The most important phenomena which occurs at high-current levels is current crowding, that is, the crowding of the injected current toward the rim or the periphery of the emitter. The crowding of the injected current toward the rim of the emitter occurs primarily because a lateral potential gradient within the base layer is produced by the base current.
Consider the operation of a convention planar transistor such as illustrated in FIG. 1. FIG. 1 shows a cross-sectional view of a typical transistor structure such as produced by conventional methods. Regions of different conductivity type are labelled.

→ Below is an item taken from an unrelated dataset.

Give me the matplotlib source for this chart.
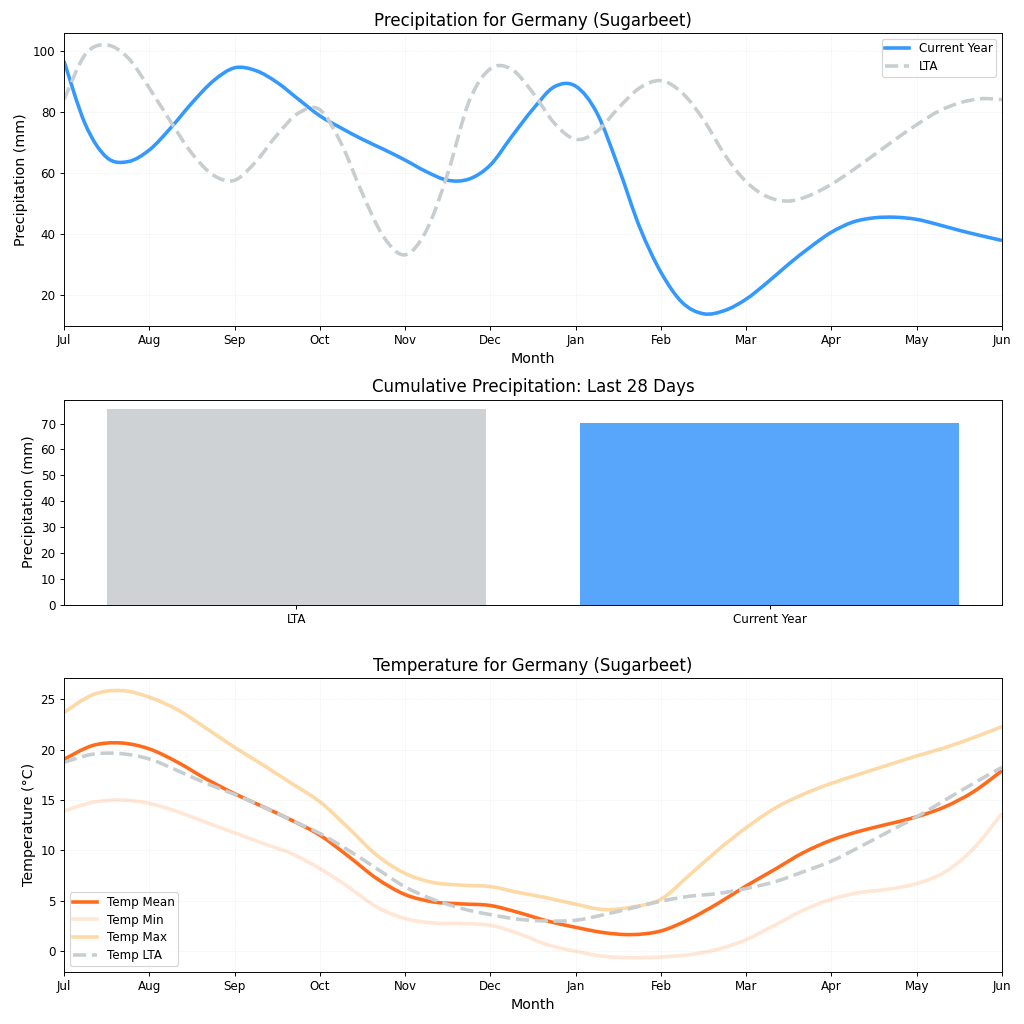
import numpy as np
import matplotlib
matplotlib.use("Agg")
import matplotlib.pyplot as plt
from matplotlib.lines import Line2D
from matplotlib.patches import PathPatch
from matplotlib.path import Path

months = ["Jul", "Aug", "Sep", "Oct", "Nov", "Dec", "Jan", "Feb", "Mar", "Apr", "May", "Jun"]

# precipitation, read every quarter month
precip_current = [96.7, 76.0, 65.2, 63.8, 67.6, 74.8, 83.0, 90.2, 94.5, 93.6, 89.7, 84.2,
                  78.8, 74.8, 71.1, 67.8, 64.3, 60.5, 57.7, 58.1, 62.7, 72.0, 81.0, 88.3,
                  88.5, 79.7, 62.1, 42.4, 27.6, 17.7, 14.0, 15.1, 18.8, 24.3, 30.3, 35.8,
                  40.7, 44.0, 45.4, 45.6, 44.9, 43.2, 41.3, 39.6, 38.0]
precip_lta = [84.1, 98.9, 102.0, 97.8, 87.9, 76.9, 66.5, 59.4, 57.7, 63.8, 72.6, 79.7,
              80.8, 69.8, 53.3, 39.1, 33.3, 41.3, 59.9, 83.5, 94.2, 94.0, 86.3, 76.4,
              71.1, 73.7, 81.3, 87.9, 90.3, 86.3, 77.5, 66.0, 57.2, 52.3, 50.9, 52.8,
              56.4, 61.0, 66.0, 71.1, 75.9, 80.2, 83.0, 84.4, 84.1]

bar_labels = ["LTA", "Current Year"]
bar_values = [75.8, 70.3]

# temperature, read every third of a month
temp_mean = [19.04, 20.4, 20.66, 20.07, 18.74, 17.09, 15.63, 14.34, 13.01, 11.52, 9.44, 7.22,
             5.63, 4.9, 4.7, 4.54, 3.84, 3.01, 2.38, 1.85, 1.66, 2.02, 3.18, 4.74,
             6.49, 8.11, 9.77, 11.03, 11.92, 12.62, 13.34, 14.34, 15.83, 17.91]
temp_min = [13.91, 14.77, 15.0, 14.67, 13.84, 12.78, 11.75, 10.7, 9.7, 8.21, 6.39, 4.4,
            3.25, 2.81, 2.75, 2.58, 1.75, 0.66, 0.0, -0.5, -0.63, -0.56, -0.33, 0.2,
            1.16, 2.58, 4.07, 5.17, 5.83, 6.16, 6.72, 7.88, 10.2, 13.68]
temp_max = [23.68, 25.43, 25.86, 25.2, 23.94, 22.12, 20.23, 18.48, 16.66, 14.83, 12.25, 9.54,
            7.72, 6.82, 6.56, 6.42, 5.83, 5.3, 4.67, 4.14, 4.4, 5.17, 7.55, 10.03,
            12.25, 14.17, 15.56, 16.66, 17.58, 18.48, 19.37, 20.2, 21.19, 22.28]
temp_lta = [18.74, 19.54, 19.6, 19.07, 17.91, 16.66, 15.56, 14.34, 13.01, 11.69, 10.03, 8.21,
            6.39, 5.13, 4.24, 3.64, 3.18, 3.01, 3.08, 3.64, 4.3, 4.97, 5.46, 5.73,
            6.23, 6.89, 7.88, 8.94, 10.36, 11.85, 13.34, 15.0, 16.66, 18.25]

BLUE = "#3399ff"
ORANGE = "#ff6b1a"
GREY = "#c8cdd0"
W = 1024.0
H = 1024.0


def make_axes(left, right, top, bottom):
    return fig.add_axes([left / W, 1 - bottom / H, (right - left) / W, (bottom - top) / H])


def style_months(ax):
    ax.set_xlim(0, 11)
    ax.set_xticks(range(12))
    ax.set_xticklabels(months)
    ax.grid(True, linestyle="--", linewidth=0.5, alpha=0.2)
    ax.set_xlabel("Month", fontsize=12)


def curve(ax, x, y, color, ls="-"):
    # bezier path through the read values, so the line stays round between them
    pts = np.column_stack([x, y])
    ends = np.vstack([pts[0], pts, pts[-1]])
    verts = [pts[0]]
    codes = [Path.MOVETO]
    for i in range(1, len(ends) - 2):
        verts.append(ends[i] + (ends[i + 1] - ends[i - 1]) / 6)
        verts.append(ends[i + 1] - (ends[i + 2] - ends[i]) / 6)
        verts.append(ends[i + 1])
        codes += [Path.CURVE4] * 3
    ax.add_patch(PathPatch(Path(verts, codes), fill=False, edgecolor=color, lw=3, ls=ls,
                           joinstyle="round"))
    return Line2D([], [], color=color, lw=3, ls=ls)


fig = plt.figure(figsize=(12, 12), dpi=1024 / 12)

# top: precipitation
ax1 = make_axes(64, 1002, 33, 326)
q = np.arange(len(precip_current)) / 4
h1 = curve(ax1, q, precip_current, BLUE)
h2 = curve(ax1, q, precip_lta, GREY, "--")
ax1.set_ylim(10, 105.9)
style_months(ax1)
ax1.set_ylabel("Precipitation (mm)", fontsize=12)
ax1.set_title("Precipitation for Germany (Sugarbeet)", fontsize=14)
ax1.legend([h1, h2], ["Current Year", "LTA"], loc="upper right", labelspacing=0.4, borderpad=0.3)

# middle: bars
ax2 = make_axes(64, 1002, 399.5, 604.5)
ax2.bar(bar_labels, bar_values, color=["#ced2d5", "#58a6fb"], width=0.8)
ax2.set_ylim(0, 79.3)
ax2.set_ylabel("Precipitation (mm)", fontsize=12)
ax2.set_title("Cumulative Precipitation: Last 28 Days", fontsize=14)

# bottom: temperature
ax3 = make_axes(64, 1002, 678, 971.5)
t = np.arange(len(temp_mean)) / 3
h3 = curve(ax3, t, temp_mean, ORANGE)
h4 = curve(ax3, t, temp_min, "#ffe6d5")
h5 = curve(ax3, t, temp_max, "#fdd9a5")
h6 = curve(ax3, t, temp_lta, GREY, "--")
ax3.set_ylim(-2, 27.1)
style_months(ax3)
ax3.set_ylabel("Temperature (°C)", fontsize=12)
ax3.set_title("Temperature for Germany (Sugarbeet)", fontsize=14)
ax3.legend([h3, h4, h5, h6], ["Temp Mean", "Temp Min", "Temp Max", "Temp LTA"], loc="lower left",
           labelspacing=0.4, borderpad=0.3)

fig.savefig("out.png", dpi=1024 / 12)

The transistor comprises an N-type emitter region 11, a P-type base region 12, an N-type collector region 13, emitter ohmic contact 14 and base ohmic contact 15. It is to be understood that NPN and PNP structures are substantially equivalent in operation, and either may be employed. Since the base region 12 has a non-zero resistance and the base current 16 flows laterally within base region 12, a potential gradient is produced by the base current 16. Considering the polarity of the potential drop within base region 12, it becomes apparent that the rim 17 of the emitter region 11 is more forward-biased than the center 18 of the emitter region 11. This potential drop is not very large, but, since the injection increases exponentially with the voltage, its effect is magnified at high voltages. Hence, the emitter current is concentrated in a smaller area, i.e., the current density is larger at the rim 17. As a result, the rim 17 becomes hotter than center 18 due to the concentration of current carriers, reducing the power handling capacity of the transistor.
High power output transistors are therefore constructed in such a way to maximize the emitter periphery. Conventional power transistor design which aims to increase the emitter periphery is accompanied by an increase in the emitter area, the final chip size and, as a result, the chip cost.